Think `data Foo a = Foo (a -> Bool)`, pardon my Haskell. A function `map :: (a -> b) -> Foo a -> Foo b` is impossible, however `contramap :: (a -> b) -> Foo b -> Foo a` is fine (just pre-compose the given function with the stored function).

Even worse with `data Bar a = Bar (a -> a)`.

Thanks. I know what contravariant functors are, but I haven't used them, so I didn't realize that was what the parent commenter was asking about.

You're right, my claim that every type 'a t has a corresponding (covariant) functor is incorrect, and I should either take that out or mention contravariant functors.

It’s even worse than that. Consider

    data Foo a = Foo (a -> a)

This admits neither Functor nor Contravariant. Sadly all you can say is “If you can map, it’s a functor.”

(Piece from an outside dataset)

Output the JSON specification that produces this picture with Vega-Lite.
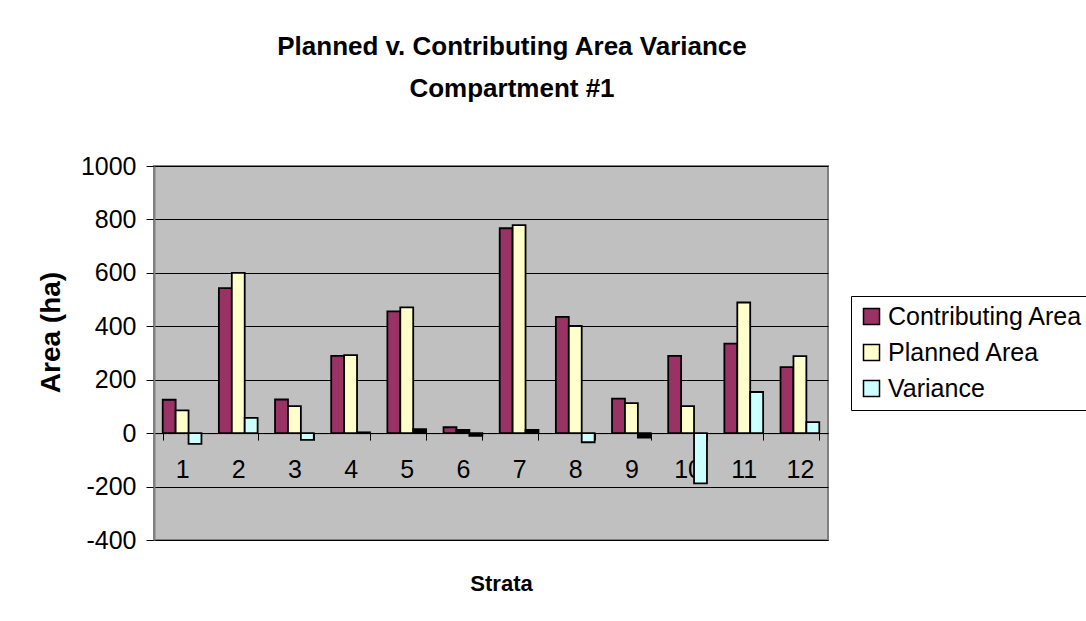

I always end up finding out more about any subject I actually publish a post about when people read it...

The other person also mentioned this. It's called invariance. There's also a fourth variance: https://www.benjamin.pizza/posts/2019-01-11-the-fourth-type-...

Thank you for pointing out contravariant functors; I have fixed that sentence in my post and credited you.

Oh that’s much more extensive. Like the link to Julie’s work.

I believe that you can say "As long as `a` only appears as the last parameter in a higher kinded type, or not as the parameter of any higher kinded type, then you can define a functor over it."